Managers propose radical and innovative measures

Senior managers from across the health services have proposed radical and innovative measures to alleviate the impact on the services of the current drastic cutbacks, writes Maureen Browne.

SurveySenior managers from across the health services have proposed radical and innovative measures to alleviate the impact on the services of the current drastic cutbacks.

A HMI survey has shown that they are deeply concerned about the risks to patient safety in the present circumstances, feel that further hardship must not be inflicted on vulnerable patients and are completely disillusioned with what they see as a lack of honesty about which services are sustainable and which are not.

Political leaders need to tell the truth about what can reasonably be expected

A number of major threads emerge from the survey:

  • We are well past the point of suggesting we can do more with less and the public must be informed which services are sustainable and which are not, as a result of the cutbacks.   Political leaders need to tell the truth about what can reasonably be expected.
  • There should be an examination of what is the biggest waste of time in service provision e.g. DNAs and these issues should be addressed.
  • There must be less micromanagement by the HSE corporately and local managers must be allowed to manage.
  • Communication from the top to managers must be significantly improved. Managers are angry at the lack of information, engagement and consultation.
  • There must be new and more flexible ways of working and the Croke Park Agreement must be reviewed if necessary to ensure ongoing service delivery.

The survey covered 135 managers. Eighty per cent were either senior or middle managers and twenty per cent were front line managers. They were broadly representative of staff views in all the major areas of the services.

There was general agreement that as one manager put it, “the moratorium  is a blunt and now dangerous instrument. It  was described succinctly as “a penny wise and pound foolish method of clawing back funding, whilst unwittingly increasing risk to safety.”

Managers also believe that it is a priority to now identify what is absolutely critical and attempt to protect those services from the worst of the cuts. A floor rather than a ceiling should be introduced for certain services.

National standards should be issued for service entitlement. Health managers should be outspoken rather than being apologetic for decisions made by others.

We should stop trying for large changes and look at what small advances can be made and allow more local autonomy with greater transparency and accountability.

They argue strongly that budgets must be devolved to frontline and service managers, that concrete national priorities should be agreed and there should be more consultation with local mangers to ensure more equity of funding to areas and between areas. Service managers should have more autonomy, with protected budgets to ensure that the staffing is better managed than currently.

The impact of education and training in the health sector for staff’s professional development must be acknowledged

Other recommendations include:

National standards should be issued for service entitlement.
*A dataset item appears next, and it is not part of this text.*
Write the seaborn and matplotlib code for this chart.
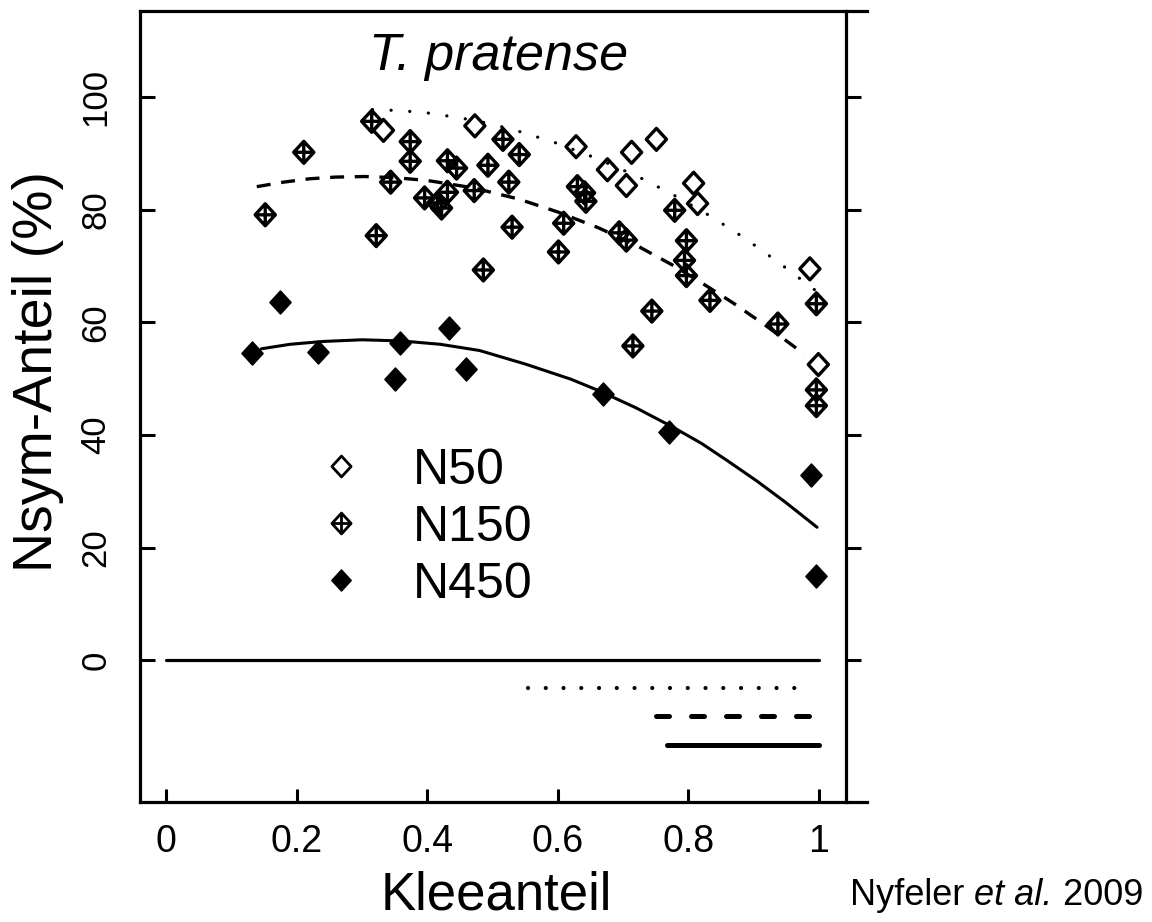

Health managers should be outspoken rather than being apologetic for decisions made by others.

Account must be taken of the level of services affected by vacancies/maternity leave and a minimum level set at which a service would be allowed to appoint locums. The organisation CEO /GM must be involved in HR. Filling of posts must be on an organisational wide basis according to the specific circumstances, clinical need and risk to the organisation.

There should be a complete look at top management with at least one layer and probably two removed.

HIQA actions should reflect a balanced approach prioritising safety issues in the current climate.

Clinical Care Programmes should be suspended where necessary until there is a clearer vision of how programmes will be delivered locally.

The ESRI should take a look at making an honest comparison between public and private services.

Lean Six Sigma tools and techniques should be adopted, as what we are doing at the moment is not working, so a new approach is required.

If necessary there should be a review of the Croke Park agreement to allow more flexible ways of working.

Outsourcing must be facilitated by the HSE, staff conditions must be loosened,

Annual leave should not be accrued during sick leave, maternity leave or unpaid leave.

There should be better sick leave management, major restrictions on excessive time off due to flexi leave and absenteeism with regard to uncertified sick leave should be reviewed.  There should be more flexible working hours especially for doctors/consultants to manage the crisis

Working hours should be extended to 39.

The number of AHPs being currently trained should be reviewed. Under resourced services cannot cope with

Higher Education Authority’s demands for clinical placements

IT data should be at client level rather than at top management level “which mainly functions to collect statistics”.

Services in the community must be improved to allow swift discharges and ensure community can buy relevant equipment for safe discharge.

The impact of education and training in the health sector for staff’s professional development must be acknowledged.

Some services such as maternity, paediatric and services for persons with intellectual disability are singled out for special mention. It is stated that maternity and paediatric services will find it impossible to respond to the growth in demand with year on year budget cuts in these services. This growth in demand is linked to the birth rate and increasing number of babies being born with very complex medical requirements (also linked to older age of mothers and IVF treatment, multiple birth outcomes).

There is also strong opposition to inflicting more hardship on persons with intellectual disabilities and their families with managers saying we have to question our core values as a society if we continue to target the most vulnerable for savage cuts.